Gaitano writes in Arabic and has published two short story collections and two novels, “Edo’s Souls” and “Ereimi.” “Edo’s Souls,” translated by Saada Hussein, was the first novel from South Sudan to be published in the UK, supported by a PEN Translates grant in 2020. Her second novel, “Ereimi,” has also drawn international attention, with its translator receiving the PEN Presents × International Booker Prize grant in September 2025.
In her acceptance speech, Leila Aboulela said:
“It is an honor and a joy to share my prize with Stella Gaitano, a writer I have long admired and read with deep engagement over the years. Stella is a gifted writer and a brave activist who has faced hate speech and physical threats. Reading her work opened my eyes to the injustices and consequences of war in Sudan.”
Stella Gaitano, in turn, remarked:
“This is not only a prize for courage—it is also a prize for survival. I dedicate it to the brave Sudanese and South Sudanese writers who continue to write through war and in the absence of freedom of expression.
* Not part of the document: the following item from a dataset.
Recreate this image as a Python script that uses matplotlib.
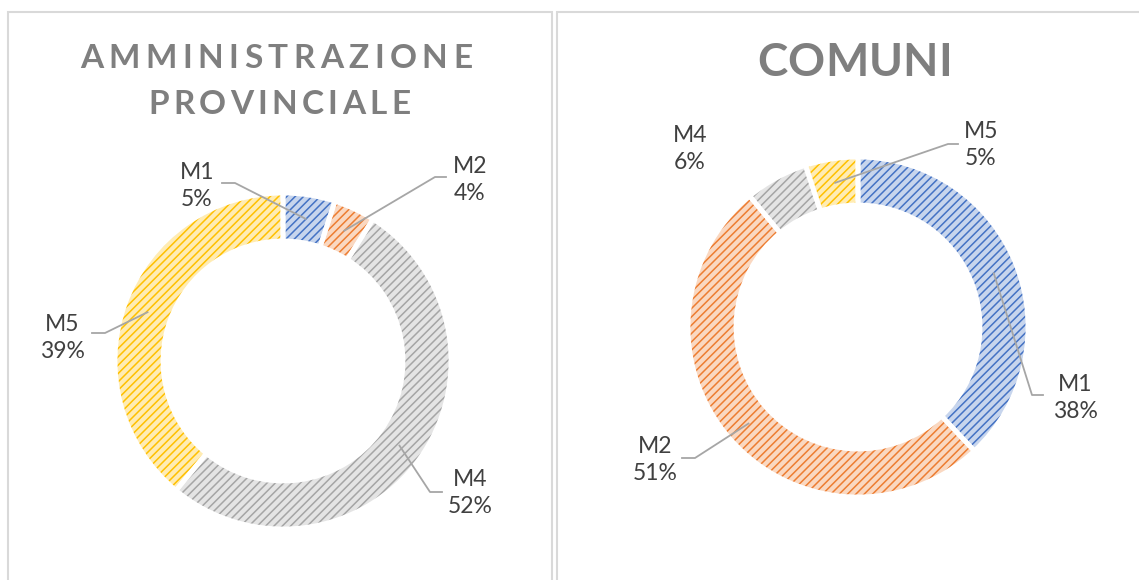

I dedicate it to all persecuted writers around the world whose words have led them to prison, exile, or death.”
This year’s judging panel included Ruth Borthwick, Chair of English PEN, poet and writer Mona Arshi, and novelist Nada Mohamed.
The 2025 PEN Pinter Prize highlights literature’s enduring power to break barriers, amplify marginalized voices, and celebrate writers who capture both human suffering and hope—affirming that storytelling remains one of the most vital paths toward justice and empathy in a divided world.